Data collected from Coinstar, whose coin-counting kiosks are used around the world, found there would be significant Mint cost increases without the US penny. Coinstar looked at their experience in Canada where the penny was eliminated in 2013 and found reduced “velocity” or frequency of coin recirculation.
Two-thirds of all coins recirculated through the U.S. Federal Reserve System and commercial banks and thrifts come from coin-cashing services. Since pennies comprise a majority of the coins recirculated through this process, eliminating the penny would reduce the frequency of people returning coins, based on Coinstar’s experience in Canada.
Coinstar found the volume of Canadian nickels and dimes recirculated through these services fell off 35 percent without the penny. They estimate that if the U.S. penny were eliminated, and the Mint offset just 25 percent of the reduced volume of recirculated coins with new nickels, dimes and quarters, produced at 2015 metals prices, it would cost the Mint an additional $77 million.
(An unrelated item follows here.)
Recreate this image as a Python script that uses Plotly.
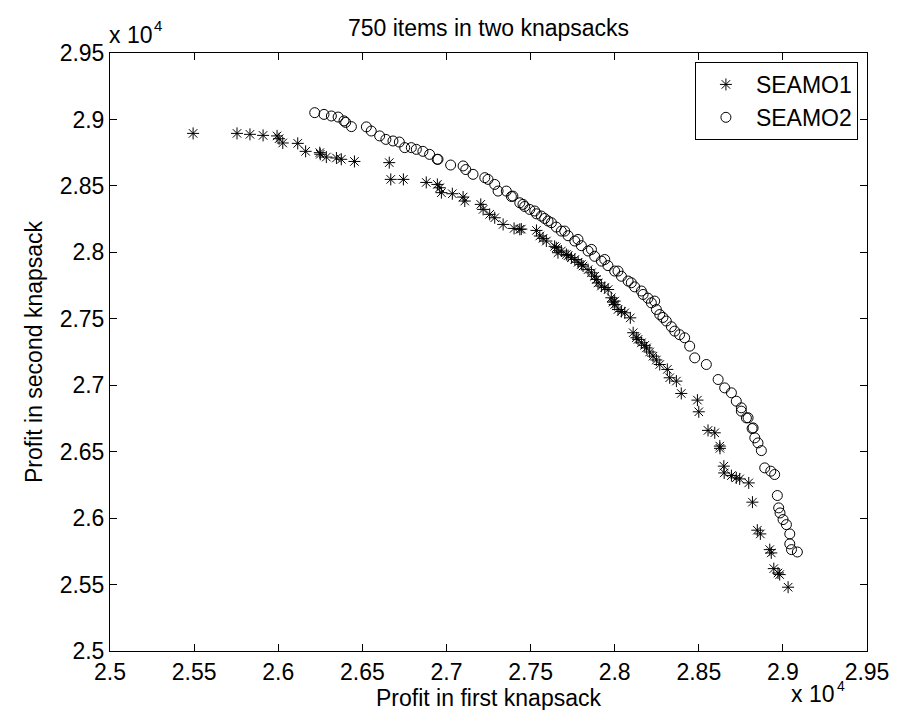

Two factors play into the increased government costs. First, the net costs rise or fall with metals prices. Using the lowest metals prices over the last decade, the Mint would have to spend an additional $60 million to maintain adequate coin recirculation, and applying the highest metals price of the last decade, the Mint would have to spend an additional $181 million per year. Second, the net costs also rise if the Mint has to offset 50 percent or 75 percent of the reduced volume of recirculated coins.
Coinstar argues there will be a $295 million real annual cost to U.S. taxpayers if the penny is eliminated.